Tax Credit Change Poised to Boost Supply of Venture Capital from Out of the State

Indiana startups might soon have an easier time attracting out-of-state investments thanks to a change lawmakers made this year to an instrumental tax incentive program.

The state has offered the venture capital investment tax credit since late 2003 as a way to make investing in startups a little less risky, but it really only benefited Indiana residents because it applied to an individual’s state tax liability. That meant investors who didn’t pay Indiana taxes were left out.

Senate Bill 563, authored by Republican Sen. Travis Holdman and signed by Gov. Eric Holcomb, changed that.

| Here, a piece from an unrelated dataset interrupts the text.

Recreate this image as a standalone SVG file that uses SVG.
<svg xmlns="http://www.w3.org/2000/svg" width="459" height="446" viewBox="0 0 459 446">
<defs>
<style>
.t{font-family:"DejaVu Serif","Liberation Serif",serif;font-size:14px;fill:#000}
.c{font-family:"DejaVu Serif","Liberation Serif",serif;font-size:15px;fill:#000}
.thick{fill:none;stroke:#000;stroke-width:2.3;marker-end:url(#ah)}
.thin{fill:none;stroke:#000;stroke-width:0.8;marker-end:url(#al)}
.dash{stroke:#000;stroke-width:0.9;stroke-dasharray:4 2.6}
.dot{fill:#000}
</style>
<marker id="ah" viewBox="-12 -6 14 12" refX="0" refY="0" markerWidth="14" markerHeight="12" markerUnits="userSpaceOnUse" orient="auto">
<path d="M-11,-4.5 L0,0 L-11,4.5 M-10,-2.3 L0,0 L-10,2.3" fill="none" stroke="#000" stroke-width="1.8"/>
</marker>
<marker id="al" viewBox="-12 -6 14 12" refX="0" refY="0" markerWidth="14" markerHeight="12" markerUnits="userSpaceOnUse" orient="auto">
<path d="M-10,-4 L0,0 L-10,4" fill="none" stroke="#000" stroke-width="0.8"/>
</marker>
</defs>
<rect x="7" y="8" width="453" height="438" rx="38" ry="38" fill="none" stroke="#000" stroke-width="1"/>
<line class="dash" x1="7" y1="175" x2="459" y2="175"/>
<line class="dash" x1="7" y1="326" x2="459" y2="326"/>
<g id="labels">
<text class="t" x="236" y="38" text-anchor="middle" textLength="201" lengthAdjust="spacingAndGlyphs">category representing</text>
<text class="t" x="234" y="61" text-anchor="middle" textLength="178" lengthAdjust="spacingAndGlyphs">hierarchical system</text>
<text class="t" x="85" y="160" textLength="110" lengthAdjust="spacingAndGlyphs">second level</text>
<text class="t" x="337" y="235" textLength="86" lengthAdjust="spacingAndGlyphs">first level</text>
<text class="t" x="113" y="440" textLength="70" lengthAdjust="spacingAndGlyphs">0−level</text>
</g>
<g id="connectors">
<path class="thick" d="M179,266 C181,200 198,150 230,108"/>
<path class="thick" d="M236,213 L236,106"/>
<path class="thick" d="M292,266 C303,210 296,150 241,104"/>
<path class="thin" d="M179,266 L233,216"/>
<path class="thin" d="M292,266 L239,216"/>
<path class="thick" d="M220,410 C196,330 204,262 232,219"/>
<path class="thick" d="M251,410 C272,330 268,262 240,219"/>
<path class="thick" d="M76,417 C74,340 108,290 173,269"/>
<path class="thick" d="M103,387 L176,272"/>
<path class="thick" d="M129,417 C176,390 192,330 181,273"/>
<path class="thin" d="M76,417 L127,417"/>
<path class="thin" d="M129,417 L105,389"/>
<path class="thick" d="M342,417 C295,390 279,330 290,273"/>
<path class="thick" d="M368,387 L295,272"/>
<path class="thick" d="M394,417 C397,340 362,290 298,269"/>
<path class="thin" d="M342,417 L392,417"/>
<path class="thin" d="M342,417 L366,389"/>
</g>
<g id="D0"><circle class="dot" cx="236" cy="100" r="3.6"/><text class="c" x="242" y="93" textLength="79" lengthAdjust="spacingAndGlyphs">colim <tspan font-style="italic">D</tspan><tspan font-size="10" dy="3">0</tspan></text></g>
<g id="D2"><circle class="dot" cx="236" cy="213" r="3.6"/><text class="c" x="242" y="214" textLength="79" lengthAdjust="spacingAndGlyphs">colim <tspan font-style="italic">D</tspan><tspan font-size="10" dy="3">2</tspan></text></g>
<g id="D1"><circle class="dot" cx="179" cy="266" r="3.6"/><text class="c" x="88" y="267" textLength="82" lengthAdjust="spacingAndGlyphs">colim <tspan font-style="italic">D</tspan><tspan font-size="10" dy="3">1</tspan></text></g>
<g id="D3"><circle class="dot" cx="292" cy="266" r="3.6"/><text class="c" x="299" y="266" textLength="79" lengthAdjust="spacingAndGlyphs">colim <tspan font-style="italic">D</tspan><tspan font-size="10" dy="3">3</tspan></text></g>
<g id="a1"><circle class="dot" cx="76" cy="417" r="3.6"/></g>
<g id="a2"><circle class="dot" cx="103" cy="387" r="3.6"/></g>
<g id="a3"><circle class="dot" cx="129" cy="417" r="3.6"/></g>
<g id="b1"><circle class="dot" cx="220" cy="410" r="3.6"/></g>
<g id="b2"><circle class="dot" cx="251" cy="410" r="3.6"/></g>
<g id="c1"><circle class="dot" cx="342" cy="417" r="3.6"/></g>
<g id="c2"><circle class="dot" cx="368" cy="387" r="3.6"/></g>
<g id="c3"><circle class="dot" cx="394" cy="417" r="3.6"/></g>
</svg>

Starting in 2020, investors will be allowed to transfer the tax credit, which means out-of-state investors can essentially sell the credit to someone in state who can take advantage of it.

Leaders in the tech community say that is a big win for their industry, because it will help motivate out-of-state individuals- who regularly ask about the tax credit – to invest in Indiana startups.

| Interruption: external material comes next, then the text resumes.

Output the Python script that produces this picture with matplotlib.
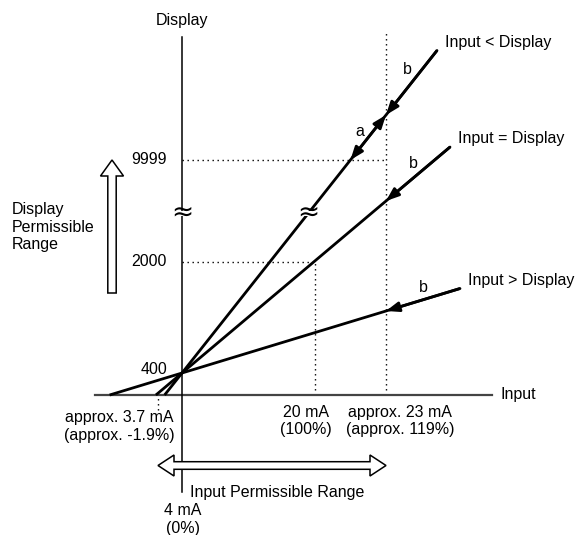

“It’s certainly not the only driver when making the decision about whether to invest in a company,” said entrepreneur Mike Simmons, who is now chairman and CEO of Sharpen Technologies. “But it certainly makes it a much easier decision.”

The change could also have a ripple effect for regular in-state investors. If startups’ pool of potential investors grows, local investors might hear fewer pitches.

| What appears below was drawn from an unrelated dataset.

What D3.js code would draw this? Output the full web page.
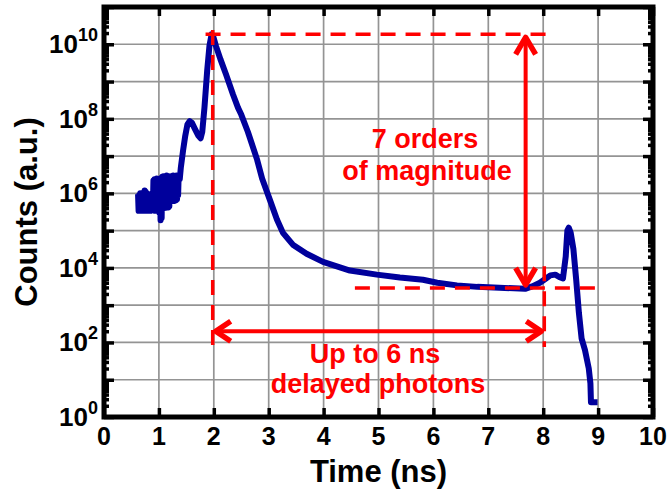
<!DOCTYPE html>
<html>
<head>
<meta charset="utf-8">
<script src="https://cdn.jsdelivr.net/npm/d3@7"></script>
<style>
body { margin: 0; background: #fff; }
svg { font-family: "Liberation Sans", Arial, sans-serif; font-weight: bold; }
</style>
</head>
<body>
<div id="chart"></div>
<script>
// tick labels
var xTicks = [0, 1, 2, 3, 4, 5, 6, 7, 8, 9, 10];
var yLabelExp = [0, 2, 4, 6, 8, 10];

// noisy start of the trace (ns / counts)
var noiseTime = [0.62, 0.63, 0.64, 0.65, 0.66, 0.67, 0.68, 0.69, 0.70, 0.71, 0.72, 0.73, 0.74, 0.75,
    0.76, 0.77, 0.78, 0.79, 0.80, 0.81, 0.82, 0.83, 0.84, 0.85, 0.86, 0.87, 0.88, 0.89, 0.90, 0.91,
    0.92, 0.93, 0.94, 0.95, 0.96, 0.97, 0.98, 0.99, 1.00, 1.01, 1.02, 1.03, 1.04, 1.05, 1.06, 1.07,
    1.08, 1.09, 1.10, 1.11, 1.12, 1.13, 1.14, 1.15, 1.16, 1.17, 1.18, 1.19, 1.20, 1.21, 1.22, 1.23,
    1.24, 1.25, 1.26, 1.27, 1.28, 1.29, 1.30, 1.31, 1.32, 1.33, 1.34, 1.35, 1.36, 1.38];
var noiseCounts = [9.5e5, 3.4e5, 9.0e5, 3.6e5, 1.0e6, 3.4e5, 8.5e5, 3.5e5, 9.5e5, 3.6e5, 8.0e5, 3.4e5, 1.2e6, 3.5e5,
    1.1e6, 3.6e5, 9.0e5, 3.4e5, 8.5e5, 3.5e5, 9.5e5, 3.6e5, 8.0e5, 3.4e5, 9.0e5, 3.5e5, 1.0e6, 3.6e5, 2.2e6, 3.5e5,
    2.4e6, 3.4e5, 2.0e6, 3.6e5, 2.5e6, 3.5e5, 2.2e6, 3.4e5, 2.4e6, 3.0e5, 2.3e6, 1.9e5, 2.6e6, 2.2e5, 2.8e6, 4.2e5,
    2.9e6, 4.0e5, 2.7e6, 4.3e5, 2.9e6, 4.1e5, 3.0e6, 4.4e5, 2.8e6, 4.2e5, 2.9e6, 4.5e5, 2.7e6, 6.0e5, 2.9e6, 6.3e5,
    2.8e6, 6.5e5, 3.0e6, 6.2e5, 2.9e6, 6.4e5, 2.8e6, 6.6e5, 3.0e6, 7.0e5, 2.9e6, 9.0e5, 3.0e6, 2.4e6];

// rest of the trace
var traceTime = [1.40, 1.44, 1.48, 1.52, 1.56, 1.60, 1.66, 1.72, 1.76, 1.79, 1.83, 1.88, 1.92, 1.96, 1.99,
    2.04, 2.12, 2.22, 2.35, 2.44, 2.50, 2.62, 2.79, 2.88, 3.02, 3.15, 3.26, 3.44, 3.69, 3.99, 4.48, 4.97,
    5.39, 5.81, 6.07, 6.43, 6.80, 7.20, 7.67, 7.80, 7.94, 8.05, 8.13, 8.22, 8.30, 8.36, 8.41, 8.44, 8.465,
    8.50, 8.55, 8.60, 8.65, 8.70, 8.76, 8.83, 8.86, 8.87, 8.99];
var traceCounts = [5.0e6, 1.4e7, 3.5e7, 7.1e7, 8.7e7, 7.9e7, 5.2e7, 3.5e7, 3.0e7, 4.5e7, 2.0e8, 2.0e9, 8.9e9, 1.86e10, 1.6e10,
    8.9e9, 4.0e9, 1.6e9, 4.5e8, 2.0e8, 1.3e8, 4.5e7, 7.9e6, 2.5e6, 6.8e5, 2.0e5, 8.7e4, 4.2e4, 2.4e4, 1.45e4, 8.5e3, 6.6e3,
    5.5e3, 4.8e3, 4.0e3, 3.4e3, 3.1e3, 2.95e3, 2.75e3, 3.2e3, 4.0e3, 5.2e3, 6.3e3, 6.6e3, 5.6e3, 5.2e3, 2.0e4, 1.0e5, 1.2e5,
    8.9e4, 3.2e4, 5.0e3, 630, 126, 63, 20, 8, 2.5, 2.5];

// annotation levels
var peakLevel = 1.85e10;
var floorLevel = 2.9e3;
var gateStart = 1.98;
var gateEnd = 8.02;
var arrowTime = 7.68;
var spanLevel = 200;

var width = 670, height = 495;
var margin = {top: 7, right: 17, bottom: 78, left: 104};
var red = "#ff0000";
var blue = "#00009c";

var svg = d3.select("#chart").append("svg")
    .attr("width", width)
    .attr("height", height);

var x = d3.scaleLinear().domain([0, 10]).range([margin.left, width - margin.right]);
var y = d3.scaleLog().domain([1, 1e11]).range([height - margin.bottom, margin.top]);

var decades = d3.range(0, 12).map(e => Math.pow(10, e));
var minors = [];
for (var e = 0; e < 11; e++) {
    for (var m = 2; m < 10; m++) minors.push(m * Math.pow(10, e));
}

// grid
svg.append("g").selectAll("line")
    .data(xTicks.slice(1, -1))
    .enter().append("line")
    .attr("x1", d => x(d)).attr("x2", d => x(d))
    .attr("y1", margin.top).attr("y2", height - margin.bottom)
    .attr("stroke", "#949494").attr("stroke-width", 1.7);

svg.append("g").selectAll("line")
    .data(decades.slice(1, -1))
    .enter().append("line")
    .attr("x1", margin.left).attr("x2", width - margin.right)
    .attr("y1", d => y(d)).attr("y2", d => y(d))
    .attr("stroke", "#949494").attr("stroke-width", 1.7);

// ticks (inward)
function styleAxis(g) {
    g.select(".domain").remove();
    g.selectAll(".tick line").attr("stroke", "black").attr("stroke-width", 3.5);
    g.selectAll(".tick text").remove();
}
svg.append("g").attr("transform", `translate(0,${height - margin.bottom})`)
    .call(d3.axisBottom(x).tickValues(xTicks).tickSizeInner(-9).tickSizeOuter(0)).call(styleAxis);
svg.append("g").attr("transform", `translate(0,${margin.top})`)
    .call(d3.axisTop(x).tickValues(xTicks).tickSizeInner(-9).tickSizeOuter(0)).call(styleAxis);
svg.append("g").attr("transform", `translate(${margin.left},0)`)
    .call(d3.axisLeft(y).tickValues(decades).tickSizeInner(-10).tickSizeOuter(0)).call(styleAxis);
svg.append("g").attr("transform", `translate(${margin.left},0)`)
    .call(d3.axisLeft(y).tickValues(minors).tickSizeInner(-5).tickSizeOuter(0)).call(styleAxis);
svg.append("g").attr("transform", `translate(${width - margin.right},0)`)
    .call(d3.axisRight(y).tickValues(decades).tickSizeInner(-10).tickSizeOuter(0)).call(styleAxis);
svg.append("g").attr("transform", `translate(${width - margin.right},0)`)
    .call(d3.axisRight(y).tickValues(minors).tickSizeInner(-5).tickSizeOuter(0)).call(styleAxis);

// tick labels
svg.append("g").selectAll("text")
    .data(xTicks)
    .enter().append("text")
    .attr("x", d => x(d))
    .attr("y", height - margin.bottom + 28)
    .attr("text-anchor", "middle")
    .attr("font-size", "25px")
    .text(d => d);

var yLab = svg.append("g").selectAll("text")
    .data(yLabelExp)
    .enter().append("text")
    .attr("x", margin.left - 6)
    .attr("y", d => y(Math.pow(10, d)) + 9)
    .attr("text-anchor", "end")
    .attr("font-size", "26px");
yLab.append("tspan").text("10");
yLab.append("tspan").attr("dy", -12).attr("font-size", "18px").text(d => d);

// axis titles
svg.append("text")
    .attr("x", (margin.left + width - margin.right) / 2)
    .attr("y", 482)
    .attr("text-anchor", "middle")
    .attr("font-size", "31px")
    .text("Time (ns)");

svg.append("text")
    .attr("transform", `translate(37,${(margin.top + height - margin.bottom) / 2}) rotate(-90)`)
    .attr("text-anchor", "middle")
    .attr("font-size", "31px")
    .text("Counts (a.u.)");

// trace
var pts = noiseTime.map((t, i) => [t, noiseCounts[i]])
    .concat(traceTime.map((t, i) => [t, traceCounts[i]]));
var line = d3.line().x(d => x(d[0])).y(d => y(d[1]));
svg.append("path")
    .attr("d", line(pts))
    .attr("fill", "none")
    .attr("stroke", blue)
    .attr("stroke-width", 6)
    .attr("stroke-linejoin", "round");

// annotations
var dashed = [
    [[1.85, peakLevel], [8.07, peakLevel]],
    [[gateStart, peakLevel * 1.3], [gateStart, 75]],
    [[4.57, floorLevel], [9.07, floorLevel]],
    [[gateEnd, 1.1e4], [gateEnd, 75]]
];
svg.append("g").selectAll("path")
    .data(dashed)
    .enter().append("path")
    .attr("d", d => line(d))
    .attr("fill", "none")
    .attr("stroke", red)
    .attr("stroke-width", 3.5)
    .attr("stroke-dasharray", "15,10");

var ann = svg.append("g")
    .attr("fill", "none")
    .attr("stroke", red)
    .attr("stroke-linejoin", "round");

// vertical double arrow
var ax = x(arrowTime), aTop = y(peakLevel), aBot = y(floorLevel);
ann.append("line").attr("x1", ax).attr("x2", ax).attr("y1", aTop + 4).attr("y2", aBot - 4)
    .attr("stroke-width", 4);
ann.append("path").attr("d", `M${ax - 10},${aTop + 20}L${ax},${aTop + 3}L${ax + 10},${aTop + 20}`)
    .attr("stroke-width", 5.5);
ann.append("path").attr("d", `M${ax - 10},${aBot - 20}L${ax},${aBot - 3}L${ax + 10},${aBot - 20}`)
    .attr("stroke-width", 5.5);

// horizontal double arrow
var hy = y(spanLevel), hl = x(gateStart), hr = x(gateEnd);
ann.append("line").attr("x1", hl + 4).attr("x2", hr - 4).attr("y1", hy).attr("y2", hy)
    .attr("stroke-width", 4);
ann.append("path").attr("d", `M${hl + 18},${hy - 10}L${hl + 3},${hy}L${hl + 18},${hy + 10}`)
    .attr("stroke-width", 5.5);
ann.append("path").attr("d", `M${hr - 18},${hy - 10}L${hr - 3},${hy}L${hr - 18},${hy + 10}`)
    .attr("stroke-width", 5.5);

// labels
var notes = [
    {text: "7 orders", cx: 425, by: 148},
    {text: "of magnitude", cx: 427, by: 180},
    {text: "Up to 6 ns", cx: 375, by: 363},
    {text: "delayed photons", cx: 378, by: 393}
];
svg.append("g").selectAll("text")
    .data(notes)
    .enter().append("text")
    .attr("x", d => d.cx)
    .attr("y", d => d.by)
    .attr("text-anchor", "middle")
    .attr("font-size", "27px")
    .attr("fill", red)
    .text(d => d.text);

// frame
svg.append("rect")
    .attr("x", margin.left).attr("y", margin.top)
    .attr("width", width - margin.left - margin.right)
    .attr("height", height - margin.top - margin.bottom)
    .attr("fill", "none")
    .attr("stroke", "black")
    .attr("stroke-width", 5);
</script>
</body>
</html>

“There are 15-20 people that probably get hit on pretty regular investment,” Simmons said. “The more we can broaden that out, it’s definitely better for the community.”

The VCI tax credit program allows someone who invests in early-stage Indiana company to claim a tax credit worth 20% of the investment. The credit is capped at $1 million.

An individual who invests $500,000 in an eligible startup, for example, can receive a $100,000 cut in the income tax he or she owes the state.

Eligible startups have to register with the Indiana Economic Development Corp. and set a venture capital fundraising goal. Investors then can receive the 20% credit until the company hits that goal, which is capped at $5 million.

In the programs first 15 years, 778 startups have been certified to use it, but only 30 startups have reached the $5 million cap.